[WRITTEN REQUEST] Set the listing down unchanged, minus every embedded image.

Charts and diagrams as code:
....
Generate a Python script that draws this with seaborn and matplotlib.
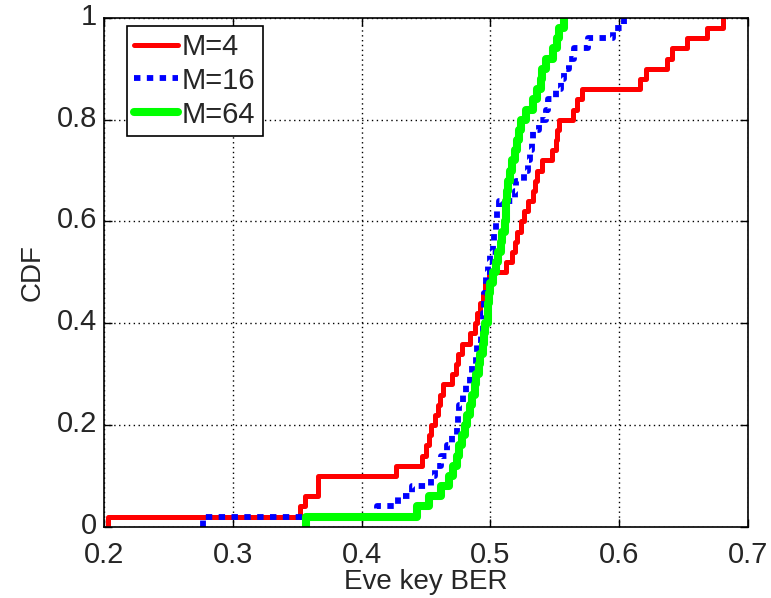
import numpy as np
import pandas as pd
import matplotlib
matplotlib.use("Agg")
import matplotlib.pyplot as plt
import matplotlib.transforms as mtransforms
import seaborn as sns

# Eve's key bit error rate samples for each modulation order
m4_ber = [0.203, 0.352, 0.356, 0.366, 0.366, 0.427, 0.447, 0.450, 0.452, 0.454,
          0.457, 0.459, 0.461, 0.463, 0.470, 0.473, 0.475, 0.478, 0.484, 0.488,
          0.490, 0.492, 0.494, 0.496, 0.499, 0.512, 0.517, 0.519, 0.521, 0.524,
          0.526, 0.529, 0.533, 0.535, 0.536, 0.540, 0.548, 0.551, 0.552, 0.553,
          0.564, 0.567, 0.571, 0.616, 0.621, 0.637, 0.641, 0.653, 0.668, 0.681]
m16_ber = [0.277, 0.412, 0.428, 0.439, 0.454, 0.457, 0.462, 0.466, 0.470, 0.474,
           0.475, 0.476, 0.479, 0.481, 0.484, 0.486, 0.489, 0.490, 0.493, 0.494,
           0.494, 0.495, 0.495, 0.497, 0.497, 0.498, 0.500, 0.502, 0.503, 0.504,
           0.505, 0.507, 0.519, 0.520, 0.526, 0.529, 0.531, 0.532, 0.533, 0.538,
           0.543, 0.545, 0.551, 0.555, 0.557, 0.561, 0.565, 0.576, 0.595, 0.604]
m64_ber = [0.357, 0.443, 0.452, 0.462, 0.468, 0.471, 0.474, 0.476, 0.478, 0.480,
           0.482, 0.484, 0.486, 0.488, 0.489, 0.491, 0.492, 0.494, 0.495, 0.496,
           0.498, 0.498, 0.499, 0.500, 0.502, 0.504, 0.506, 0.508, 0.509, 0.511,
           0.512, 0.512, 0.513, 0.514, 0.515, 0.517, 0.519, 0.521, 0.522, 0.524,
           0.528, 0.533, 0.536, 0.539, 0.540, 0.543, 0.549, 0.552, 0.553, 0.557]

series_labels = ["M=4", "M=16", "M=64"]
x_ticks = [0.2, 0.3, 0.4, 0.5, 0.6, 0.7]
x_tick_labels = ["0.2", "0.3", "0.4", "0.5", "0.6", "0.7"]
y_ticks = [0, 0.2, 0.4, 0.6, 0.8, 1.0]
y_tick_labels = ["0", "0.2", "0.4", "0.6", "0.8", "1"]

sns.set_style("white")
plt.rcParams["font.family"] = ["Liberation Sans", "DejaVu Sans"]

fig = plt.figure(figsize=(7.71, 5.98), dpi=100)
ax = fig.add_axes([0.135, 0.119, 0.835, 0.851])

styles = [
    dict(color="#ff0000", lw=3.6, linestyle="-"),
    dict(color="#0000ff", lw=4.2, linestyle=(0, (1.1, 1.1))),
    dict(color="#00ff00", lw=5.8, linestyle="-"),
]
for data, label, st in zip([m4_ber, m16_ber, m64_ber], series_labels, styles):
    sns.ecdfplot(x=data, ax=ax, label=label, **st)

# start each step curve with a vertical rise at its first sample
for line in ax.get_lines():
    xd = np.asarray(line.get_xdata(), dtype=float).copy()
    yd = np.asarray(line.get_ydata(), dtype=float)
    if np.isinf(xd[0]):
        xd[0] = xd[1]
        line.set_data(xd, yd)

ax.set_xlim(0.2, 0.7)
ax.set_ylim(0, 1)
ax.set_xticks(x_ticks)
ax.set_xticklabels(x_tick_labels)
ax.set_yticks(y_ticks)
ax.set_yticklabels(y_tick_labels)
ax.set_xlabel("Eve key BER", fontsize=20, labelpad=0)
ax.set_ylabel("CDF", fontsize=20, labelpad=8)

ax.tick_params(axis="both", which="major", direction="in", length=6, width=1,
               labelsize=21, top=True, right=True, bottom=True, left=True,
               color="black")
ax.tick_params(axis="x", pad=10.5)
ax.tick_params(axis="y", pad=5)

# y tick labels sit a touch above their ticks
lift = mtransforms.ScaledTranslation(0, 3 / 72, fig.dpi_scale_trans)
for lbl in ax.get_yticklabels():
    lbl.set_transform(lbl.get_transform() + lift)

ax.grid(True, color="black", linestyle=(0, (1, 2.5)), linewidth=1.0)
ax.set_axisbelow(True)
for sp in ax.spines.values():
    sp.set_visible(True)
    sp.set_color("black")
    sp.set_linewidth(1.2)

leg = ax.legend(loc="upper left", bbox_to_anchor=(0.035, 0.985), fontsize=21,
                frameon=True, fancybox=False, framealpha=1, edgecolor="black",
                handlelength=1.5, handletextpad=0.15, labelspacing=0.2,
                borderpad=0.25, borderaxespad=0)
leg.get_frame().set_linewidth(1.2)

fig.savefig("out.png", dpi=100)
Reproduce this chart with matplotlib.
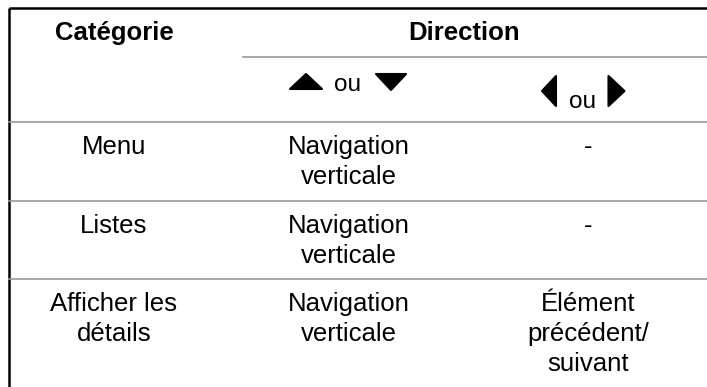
....
[COMPLETED EXERCISE]
Generate a Python script that draws this with seaborn and matplotlib.
import numpy as np
import pandas as pd
import matplotlib
matplotlib.use("Agg")
import matplotlib.pyplot as plt
import matplotlib.transforms as mtransforms
import seaborn as sns

# Eve's key bit error rate samples for each modulation order
m4_ber = [0.203, 0.352, 0.356, 0.366, 0.366, 0.427, 0.447, 0.450, 0.452, 0.454,
          0.457, 0.459, 0.461, 0.463, 0.470, 0.473, 0.475, 0.478, 0.484, 0.488,
          0.490, 0.492, 0.494, 0.496, 0.499, 0.512, 0.517, 0.519, 0.521, 0.524,
          0.526, 0.529, 0.533, 0.535, 0.536, 0.540, 0.548, 0.551, 0.552, 0.553,
          0.564, 0.567, 0.571, 0.616, 0.621, 0.637, 0.641, 0.653, 0.668, 0.681]
m16_ber = [0.277, 0.412, 0.428, 0.439, 0.454, 0.457, 0.462, 0.466, 0.470, 0.474,
           0.475, 0.476, 0.479, 0.481, 0.484, 0.486, 0.489, 0.490, 0.493, 0.494,
           0.494, 0.495, 0.495, 0.497, 0.497, 0.498, 0.500, 0.502, 0.503, 0.504,
           0.505, 0.507, 0.519, 0.520, 0.526, 0.529, 0.531, 0.532, 0.533, 0.538,
           0.543, 0.545, 0.551, 0.555, 0.557, 0.561, 0.565, 0.576, 0.595, 0.604]
m64_ber = [0.357, 0.443, 0.452, 0.462, 0.468, 0.471, 0.474, 0.476, 0.478, 0.480,
           0.482, 0.484, 0.486, 0.488, 0.489, 0.491, 0.492, 0.494, 0.495, 0.496,
           0.498, 0.498, 0.499, 0.500, 0.502, 0.504, 0.506, 0.508, 0.509, 0.511,
           0.512, 0.512, 0.513, 0.514, 0.515, 0.517, 0.519, 0.521, 0.522, 0.524,
           0.528, 0.533, 0.536, 0.539, 0.540, 0.543, 0.549, 0.552, 0.553, 0.557]

series_labels = ["M=4", "M=16", "M=64"]
x_ticks = [0.2, 0.3, 0.4, 0.5, 0.6, 0.7]
x_tick_labels = ["0.2", "0.3", "0.4", "0.5", "0.6", "0.7"]
y_ticks = [0, 0.2, 0.4, 0.6, 0.8, 1.0]
y_tick_labels = ["0", "0.2", "0.4", "0.6", "0.8", "1"]

sns.set_style("white")
plt.rcParams["font.family"] = ["Liberation Sans", "DejaVu Sans"]

fig = plt.figure(figsize=(7.71, 5.98), dpi=100)
ax = fig.add_axes([0.135, 0.119, 0.835, 0.851])

styles = [
    dict(color="#ff0000", lw=3.6, linestyle="-"),
    dict(color="#0000ff", lw=4.2, linestyle=(0, (1.1, 1.1))),
    dict(color="#00ff00", lw=5.8, linestyle="-"),
]
for data, label, st in zip([m4_ber, m16_ber, m64_ber], series_labels, styles):
    sns.ecdfplot(x=data, ax=ax, label=label, **st)

# start each step curve with a vertical rise at its first sample
for line in ax.get_lines():
    xd = np.asarray(line.get_xdata(), dtype=float).copy()
    yd = np.asarray(line.get_ydata(), dtype=float)
    if np.isinf(xd[0]):
        xd[0] = xd[1]
        line.set_data(xd, yd)

ax.set_xlim(0.2, 0.7)
ax.set_ylim(0, 1)
ax.set_xticks(x_ticks)
ax.set_xticklabels(x_tick_labels)
ax.set_yticks(y_ticks)
ax.set_yticklabels(y_tick_labels)
ax.set_xlabel("Eve key BER", fontsize=20, labelpad=0)
ax.set_ylabel("CDF", fontsize=20, labelpad=8)

ax.tick_params(axis="both", which="major", direction="in", length=6, width=1,
               labelsize=21, top=True, right=True, bottom=True, left=True,
               color="black")
ax.tick_params(axis="x", pad=10.5)
ax.tick_params(axis="y", pad=5)

# y tick labels sit a touch above their ticks
lift = mtransforms.ScaledTranslation(0, 3 / 72, fig.dpi_scale_trans)
for lbl in ax.get_yticklabels():
    lbl.set_transform(lbl.get_transform() + lift)

ax.grid(True, color="black", linestyle=(0, (1, 2.5)), linewidth=1.0)
ax.set_axisbelow(True)
for sp in ax.spines.values():
    sp.set_visible(True)
    sp.set_color("black")
    sp.set_linewidth(1.2)

leg = ax.legend(loc="upper left", bbox_to_anchor=(0.035, 0.985), fontsize=21,
                frameon=True, fancybox=False, framealpha=1, edgecolor="black",
                handlelength=1.5, handletextpad=0.15, labelspacing=0.2,
                borderpad=0.25, borderaxespad=0)
leg.get_frame().set_linewidth(1.2)

fig.savefig("out.png", dpi=100)
Reproduce this chart with matplotlib.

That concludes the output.